Planting configuration affects productivity, tree form and survival of mallee eucalypt in farm forestry plantings

Abstract

Mallee eucalypts have been extensively planted in the Western Australia wheatbelt for salinity mitigation and as a short-rotation coppice crop for the production of cineole and bioenergy feedstocks. Mallee has been planted in wide-spaced narrow belts (2–6 rows) within annual crops and pasture, but optimal planting configurations have not been determined. Here, we assess the biomass yield responses of Eucalyptus loxophleba ssp. lissophloia and E. polybractea to; four row treatments (1, 2, 4 and 6 row belts) and five within-row spacing treatments (1, 1.5, 2, 3 and 4 m).

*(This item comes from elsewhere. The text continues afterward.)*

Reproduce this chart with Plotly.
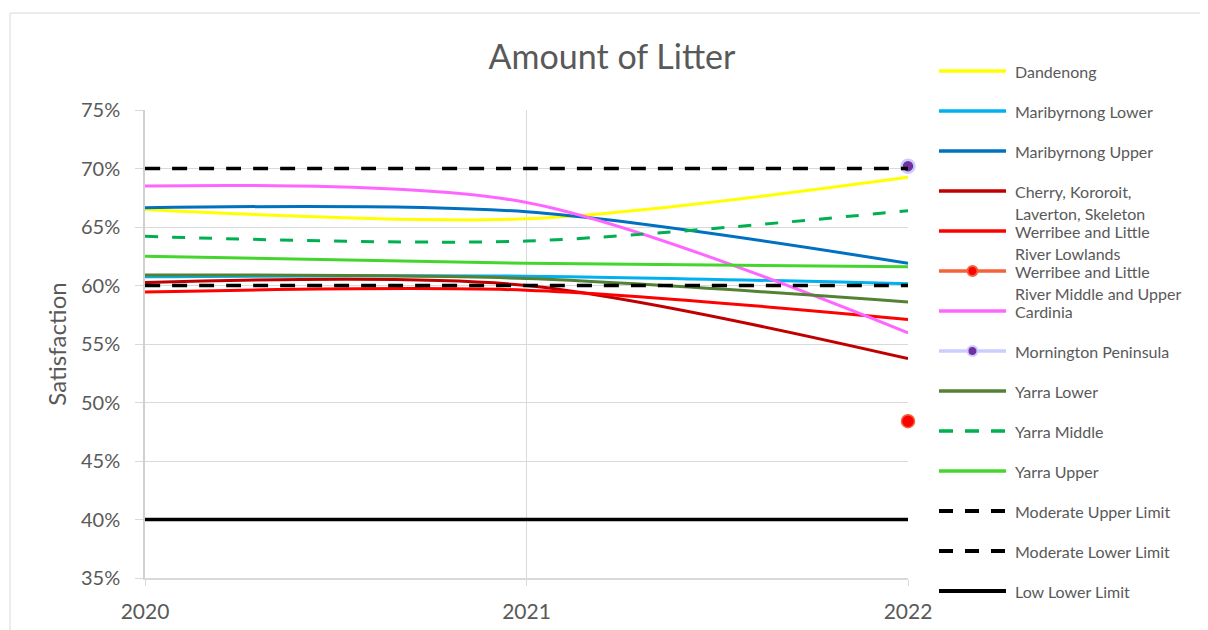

Thirteen years after planting, the row effects on plot-level biomass productivity of E. loxophleba ranged from 4.3 to 21.2 Mg ha−1 year−1. For E. polybractea, both row number and within-row spacing affected yield, which ranged from 2.7 to 18.8 Mg ha−1 year−1. For both species, the highest growth rates were observed in the one-row belts with shorter (< 3 m) within-row spacing. Within the belts, reductions of growth rate were observed with additional rows, due to increased competition and significant suppression of internal rows; and with wider within-row spacing, due to lower initial planting density. However, when including the area between belts, wider belts generated more biomass. For both species, average tree size decreased with additional rows and shorter within-row spacing. For both species, the number of stems per tree increased with wider within-row spacing, and also for E. polybractea, with fewer rows. The substantial variation in productivity, tree size and form found in these results will affect harvestability and ultimately the economic viability of future mallee plantings.